### Problem statement
Transcribe the lines below verbatim, skipping the images.

Plotting code records
----------
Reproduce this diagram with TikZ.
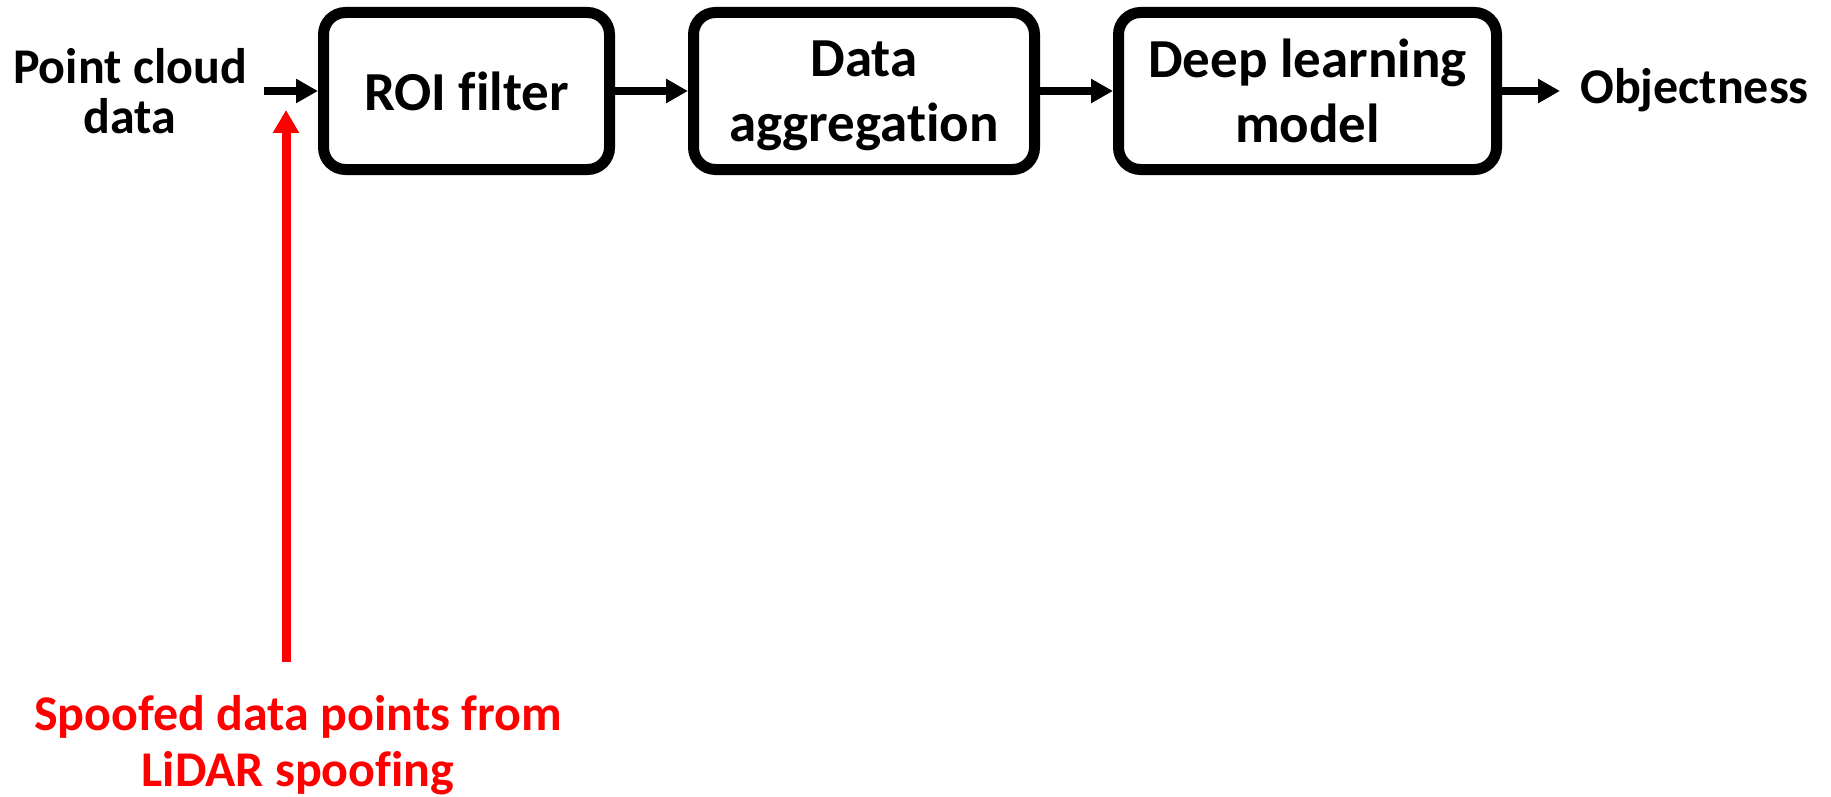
\documentclass[tikz,border=0pt]{standalone}
\usepackage{fontspec}
\setmainfont[Ligatures=NoCommon]{Carlito}
\usetikzlibrary{arrows.meta}
\begin{document}
\begin{tikzpicture}[x=1pt,y=-1pt,
  every node/.style={align=center, inner sep=0pt},
  boxtext/.style={font=\fontsize{55}{65}\selectfont\bfseries},
  plaintext/.style={font=\fontsize{50}{50}\selectfont\bfseries},
  stage/.style={boxtext, draw=black, line width=11pt, rounded corners=22pt, fill=white,
    minimum height=157pt},
  flow/.style={line width=8pt, -{Triangle[length=22pt,width=23pt]}},
  attack/.style={line width=9pt, draw=red, -{Triangle[length=23pt,width=25pt]}}
]
\useasboundingbox (0,0) rectangle (1831,797);

% processing stages
\node[stage, minimum width=286pt] (roi) at (466.5,91) {ROI filter};
\node[stage, minimum width=341pt] (agg) at (864,91)
  {Data\\\raisebox{0pt}[\height][0pt]{aggregation}};
\node[stage, minimum width=378pt] (dl)  at (1307.5,91) {Deep learning\\model};

% input and output labels
\node[plaintext] (pcd) at (130,91) {Point cloud\\data};
\node[plaintext, anchor=base west] (obj) at (1580,104) {Objectness};
\coordinate (in) at (264,91);

% main data flow
\draw[flow] (in) -- (in -| roi.west);
\draw[flow] (roi.east) -- (agg.west);
\draw[flow] (agg.east) -- (dl.west);
\draw[flow, shorten >=20pt] (dl.east) -- (dl.east -| obj.west);

% injected spoofed points
\node[plaintext, text=red, font=\fontsize{50}{56}\selectfont\bfseries] (spoof) at (298,745)
  {Spoofed data points from\\LiDAR spoofing};
\coordinate (atk0) at (286,662);
\coordinate (atk1) at (286,110);
\draw[attack] (atk0) -- (atk1);
\end{tikzpicture}
\end{document}
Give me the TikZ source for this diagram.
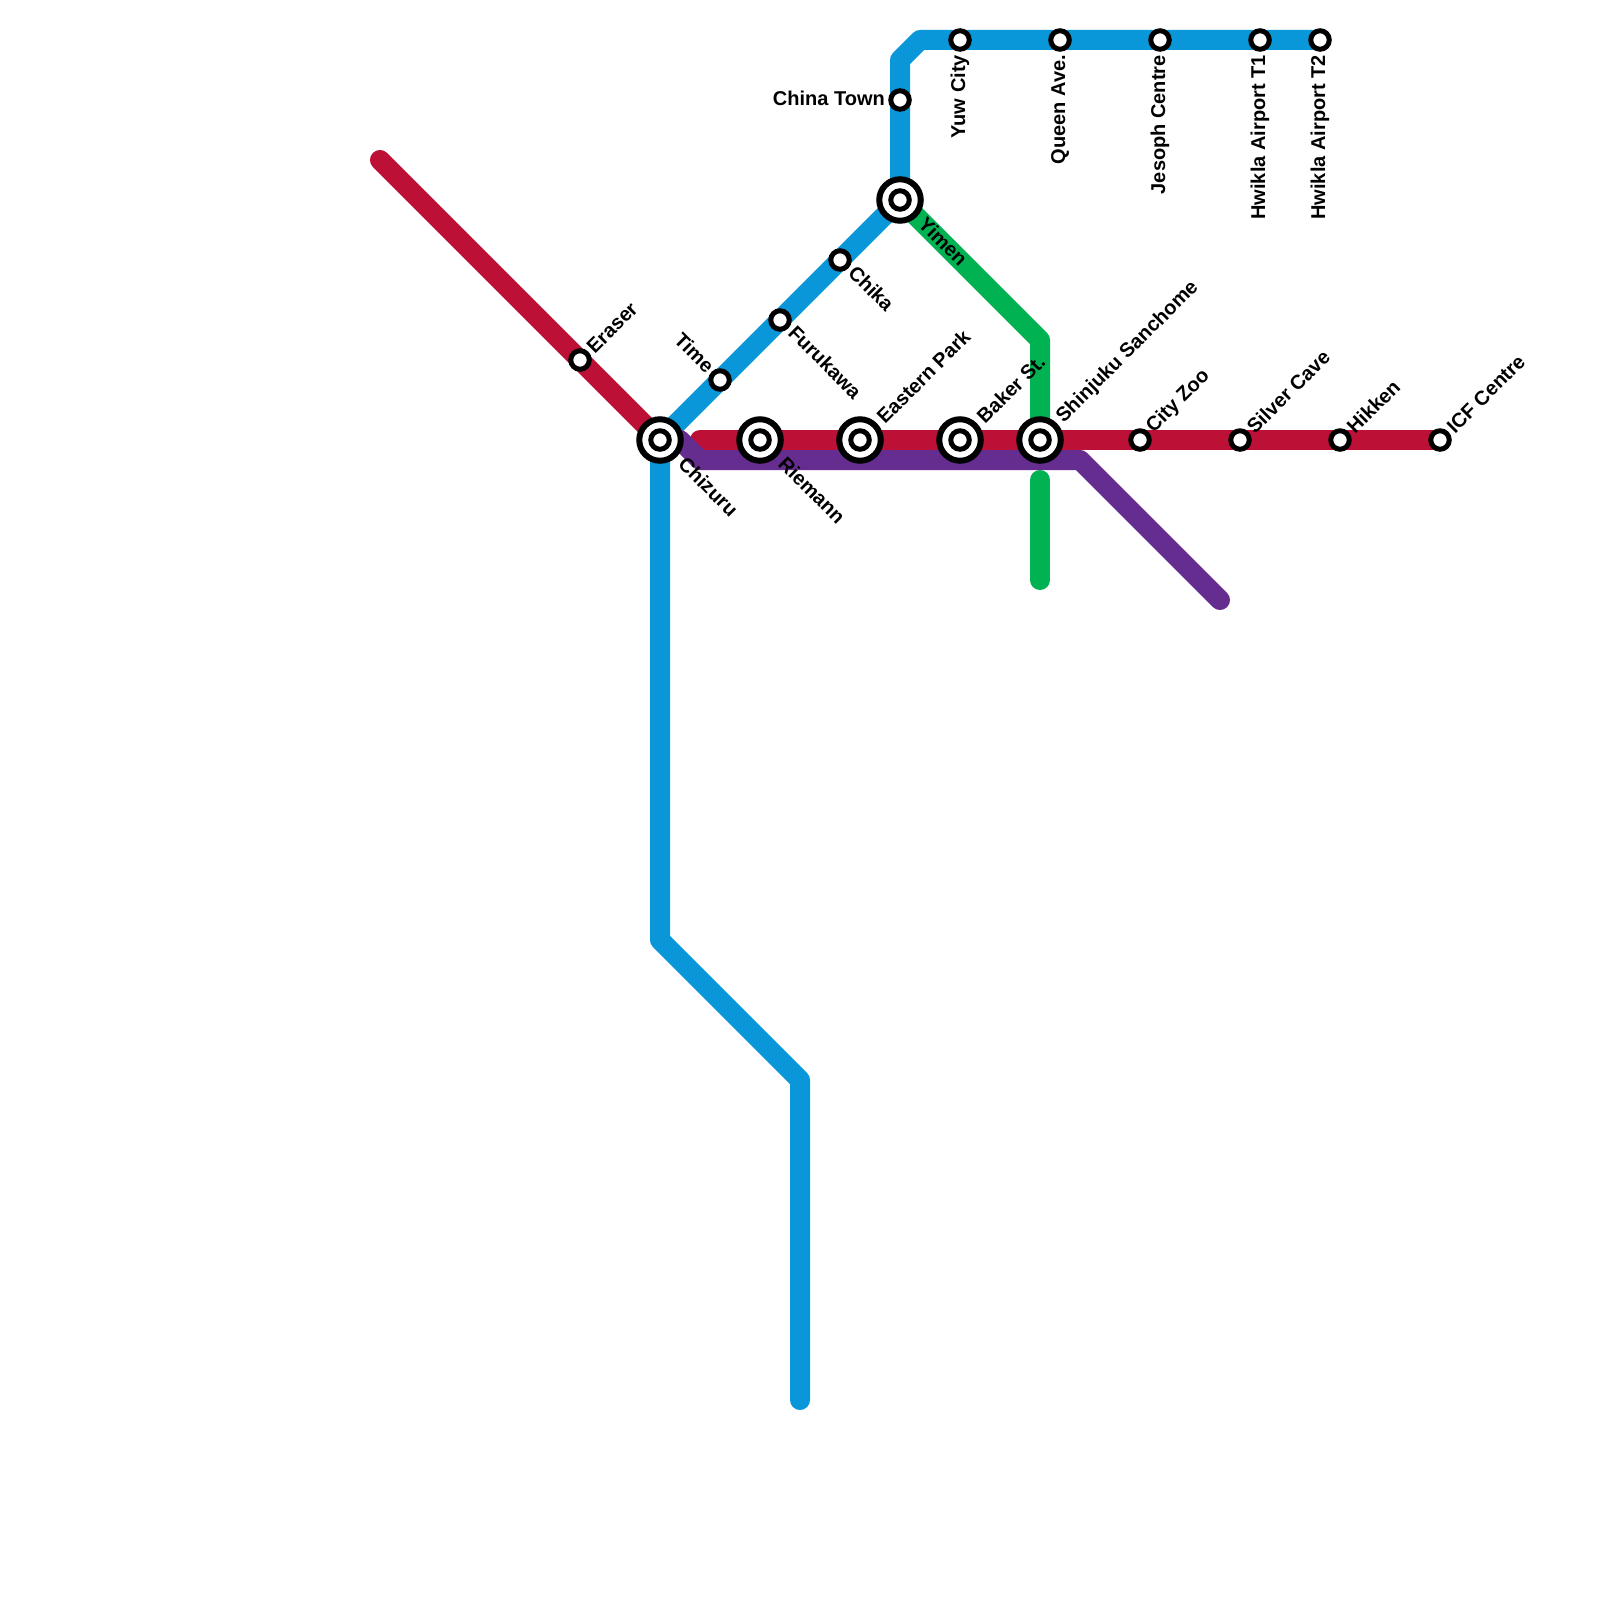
\documentclass[tikz,border=0pt]{standalone}
\usepackage{fontspec}
\setmainfont{Liberation Sans}
\definecolor{lineblue}{HTML}{0A97D9}
\definecolor{linered}{HTML}{BC1037}
\definecolor{linepurple}{HTML}{662D91}
\definecolor{linegreen}{HTML}{00B251}
\pgfdeclarelayer{lines}
\pgfsetlayers{lines,main}
\tikzset{
    metro/.style={line width=20pt, line cap=round, line join=round},
    halt/.style={circle, draw=black, fill=white, line width=5pt, minimum size=18.5pt, inner sep=0pt},
    hub/.style={circle, draw=black, fill=white, line width=6pt, minimum size=41.5pt, inner sep=0pt},
    hubdot/.style={circle, draw=black, line width=5pt, minimum size=18.5pt, inner sep=0pt},
    txt/.style={font=\fontsize{20}{24}\selectfont\bfseries, inner sep=0pt},
    lblne/.style={txt, xshift=10pt, yshift=10pt, rotate=45, anchor=west},
    lblse/.style={txt, xshift=12pt, yshift=-9pt, rotate=-45, anchor=west},
    lblnw/.style={txt, xshift=-9pt, yshift=11pt, rotate=-45, anchor=east},
    lblw/.style={txt, xshift=-15pt, yshift=2pt, anchor=east},
    lbls/.style={txt, yshift=-15pt, rotate=90, anchor=east},
    hubne/.style={txt, xshift=20pt, yshift=20pt, rotate=45, anchor=west},
    hubse/.style={txt, xshift=22pt, yshift=-20pt, rotate=-45, anchor=west}
}

\begin{document}
\begin{tikzpicture}[x=20pt, y=-20pt]
    \useasboundingbox (0,0) rectangle (80,80);

    % Stations
    \foreach \stn/\x/\y in {eraser/29/18, time/36/19, furukawa/39/16, chika/42/13, chinatown/45/5, yuwcity/48/2, queenave/53/2, jesoph/58/2, airportone/63/2, airporttwo/66/2, cityzoo/57/22, silvercave/62/22, hikken/67/22, icfcentre/72/22} {
        \node[halt] (\stn) at (\x,\y) {};
    }
    \foreach \stn/\x/\y in {chizuru/33/22, riemann/38/22, easternpark/43/22, bakerst/48/22, shinjuku/52/22, yimen/45/10} {
        \node[hub] (\stn) at (\x,\y) {};
        \node[hubdot] (\stn-dot) at (\x,\y) {};
    }

    % Bends and free ends
    \coordinate (bluetopa) at (45,3);
    \coordinate (bluetopb) at (46,2);
    \coordinate (bluelowa) at (33,47);
    \coordinate (bluelowb) at (40,54);
    \coordinate (blueend) at (40,70);
    \coordinate (redstart) at (19,8);
    \coordinate (redgap) at (35,22);
    \coordinate (purplestart) at (34,22);
    \coordinate (purplea) at (35,23);
    \coordinate (purpleb) at (54,23);
    \coordinate (purpleend) at (61,30);
    \coordinate (greenbend) at (52,17);
    \coordinate (greenlowa) at (52,24);
    \coordinate (greenlowb) at (52,29);

    % Lines
    \begin{pgfonlayer}{lines}
        \draw[metro, linegreen] (yimen.center) -- (greenbend) -- (shinjuku.center);
        \draw[metro, linegreen] (greenlowa) -- (greenlowb);
        \draw[metro, lineblue] (airporttwo.center) -- (bluetopb) -- (bluetopa) -- (yimen.center) -- (chizuru.center) -- (bluelowa) -- (bluelowb) -- (blueend);
        \draw[metro, linered] (redstart) -- (chizuru.center);
        \draw[metro, linered] (redgap) -- (icfcentre.center);
        \draw[metro, linepurple] (purplestart) -- (purplea) -- (purpleb) -- (purpleend);
    \end{pgfonlayer}

    % Labels
    \foreach \stn/\pos/\txt in {eraser/lblne/Eraser, time/lblnw/Time, furukawa/lblse/Furukawa, chika/lblse/Chika, chinatown/lblw/China Town, yuwcity/lbls/Yuw City, queenave/lbls/Queen Ave., jesoph/lbls/Jesoph Centre, airportone/lbls/Hwikla Airport T1, airporttwo/lbls/Hwikla Airport T2, cityzoo/lblne/City Zoo, silvercave/lblne/Silver Cave, hikken/lblne/Hikken, icfcentre/lblne/ICF Centre, chizuru/hubse/Chizuru, riemann/hubse/Riemann, easternpark/hubne/Eastern Park, bakerst/hubne/Baker St., shinjuku/hubne/Shinjuku Sanchome, yimen/hubse/Yimen} {
        \node[\pos] (\stn-label) at (\stn.center) {\txt};
    }
\end{tikzpicture}
\end{document}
----------
### Answer in full
Reproduce this diagram with TikZ.
\documentclass[tikz,border=0pt]{standalone}
\usepackage{fontspec}
\setmainfont[Ligatures=NoCommon]{Carlito}
\usetikzlibrary{arrows.meta}
\begin{document}
\begin{tikzpicture}[x=1pt,y=-1pt,
  every node/.style={align=center, inner sep=0pt},
  boxtext/.style={font=\fontsize{55}{65}\selectfont\bfseries},
  plaintext/.style={font=\fontsize{50}{50}\selectfont\bfseries},
  stage/.style={boxtext, draw=black, line width=11pt, rounded corners=22pt, fill=white,
    minimum height=157pt},
  flow/.style={line width=8pt, -{Triangle[length=22pt,width=23pt]}},
  attack/.style={line width=9pt, draw=red, -{Triangle[length=23pt,width=25pt]}}
]
\useasboundingbox (0,0) rectangle (1831,797);

% processing stages
\node[stage, minimum width=286pt] (roi) at (466.5,91) {ROI filter};
\node[stage, minimum width=341pt] (agg) at (864,91)
  {Data\\\raisebox{0pt}[\height][0pt]{aggregation}};
\node[stage, minimum width=378pt] (dl)  at (1307.5,91) {Deep learning\\model};

% input and output labels
\node[plaintext] (pcd) at (130,91) {Point cloud\\data};
\node[plaintext, anchor=base west] (obj) at (1580,104) {Objectness};
\coordinate (in) at (264,91);

% main data flow
\draw[flow] (in) -- (in -| roi.west);
\draw[flow] (roi.east) -- (agg.west);
\draw[flow] (agg.east) -- (dl.west);
\draw[flow, shorten >=20pt] (dl.east) -- (dl.east -| obj.west);

% injected spoofed points
\node[plaintext, text=red, font=\fontsize{50}{56}\selectfont\bfseries] (spoof) at (298,745)
  {Spoofed data points from\\LiDAR spoofing};
\coordinate (atk0) at (286,662);
\coordinate (atk1) at (286,110);
\draw[attack] (atk0) -- (atk1);
\end{tikzpicture}
\end{document}
Give me the TikZ source for this diagram.
\documentclass[tikz,border=0pt]{standalone}
\usepackage{fontspec}
\setmainfont{Liberation Sans}
\definecolor{lineblue}{HTML}{0A97D9}
\definecolor{linered}{HTML}{BC1037}
\definecolor{linepurple}{HTML}{662D91}
\definecolor{linegreen}{HTML}{00B251}
\pgfdeclarelayer{lines}
\pgfsetlayers{lines,main}
\tikzset{
    metro/.style={line width=20pt, line cap=round, line join=round},
    halt/.style={circle, draw=black, fill=white, line width=5pt, minimum size=18.5pt, inner sep=0pt},
    hub/.style={circle, draw=black, fill=white, line width=6pt, minimum size=41.5pt, inner sep=0pt},
    hubdot/.style={circle, draw=black, line width=5pt, minimum size=18.5pt, inner sep=0pt},
    txt/.style={font=\fontsize{20}{24}\selectfont\bfseries, inner sep=0pt},
    lblne/.style={txt, xshift=10pt, yshift=10pt, rotate=45, anchor=west},
    lblse/.style={txt, xshift=12pt, yshift=-9pt, rotate=-45, anchor=west},
    lblnw/.style={txt, xshift=-9pt, yshift=11pt, rotate=-45, anchor=east},
    lblw/.style={txt, xshift=-15pt, yshift=2pt, anchor=east},
    lbls/.style={txt, yshift=-15pt, rotate=90, anchor=east},
    hubne/.style={txt, xshift=20pt, yshift=20pt, rotate=45, anchor=west},
    hubse/.style={txt, xshift=22pt, yshift=-20pt, rotate=-45, anchor=west}
}

\begin{document}
\begin{tikzpicture}[x=20pt, y=-20pt]
    \useasboundingbox (0,0) rectangle (80,80);

    % Stations
    \foreach \stn/\x/\y in {eraser/29/18, time/36/19, furukawa/39/16, chika/42/13, chinatown/45/5, yuwcity/48/2, queenave/53/2, jesoph/58/2, airportone/63/2, airporttwo/66/2, cityzoo/57/22, silvercave/62/22, hikken/67/22, icfcentre/72/22} {
        \node[halt] (\stn) at (\x,\y) {};
    }
    \foreach \stn/\x/\y in {chizuru/33/22, riemann/38/22, easternpark/43/22, bakerst/48/22, shinjuku/52/22, yimen/45/10} {
        \node[hub] (\stn) at (\x,\y) {};
        \node[hubdot] (\stn-dot) at (\x,\y) {};
    }

    % Bends and free ends
    \coordinate (bluetopa) at (45,3);
    \coordinate (bluetopb) at (46,2);
    \coordinate (bluelowa) at (33,47);
    \coordinate (bluelowb) at (40,54);
    \coordinate (blueend) at (40,70);
    \coordinate (redstart) at (19,8);
    \coordinate (redgap) at (35,22);
    \coordinate (purplestart) at (34,22);
    \coordinate (purplea) at (35,23);
    \coordinate (purpleb) at (54,23);
    \coordinate (purpleend) at (61,30);
    \coordinate (greenbend) at (52,17);
    \coordinate (greenlowa) at (52,24);
    \coordinate (greenlowb) at (52,29);

    % Lines
    \begin{pgfonlayer}{lines}
        \draw[metro, linegreen] (yimen.center) -- (greenbend) -- (shinjuku.center);
        \draw[metro, linegreen] (greenlowa) -- (greenlowb);
        \draw[metro, lineblue] (airporttwo.center) -- (bluetopb) -- (bluetopa) -- (yimen.center) -- (chizuru.center) -- (bluelowa) -- (bluelowb) -- (blueend);
        \draw[metro, linered] (redstart) -- (chizuru.center);
        \draw[metro, linered] (redgap) -- (icfcentre.center);
        \draw[metro, linepurple] (purplestart) -- (purplea) -- (purpleb) -- (purpleend);
    \end{pgfonlayer}

    % Labels
    \foreach \stn/\pos/\txt in {eraser/lblne/Eraser, time/lblnw/Time, furukawa/lblse/Furukawa, chika/lblse/Chika, chinatown/lblw/China Town, yuwcity/lbls/Yuw City, queenave/lbls/Queen Ave., jesoph/lbls/Jesoph Centre, airportone/lbls/Hwikla Airport T1, airporttwo/lbls/Hwikla Airport T2, cityzoo/lblne/City Zoo, silvercave/lblne/Silver Cave, hikken/lblne/Hikken, icfcentre/lblne/ICF Centre, chizuru/hubse/Chizuru, riemann/hubse/Riemann, easternpark/hubne/Eastern Park, bakerst/hubne/Baker St., shinjuku/hubne/Shinjuku Sanchome, yimen/hubse/Yimen} {
        \node[\pos] (\stn-label) at (\stn.center) {\txt};
    }
\end{tikzpicture}
\end{document}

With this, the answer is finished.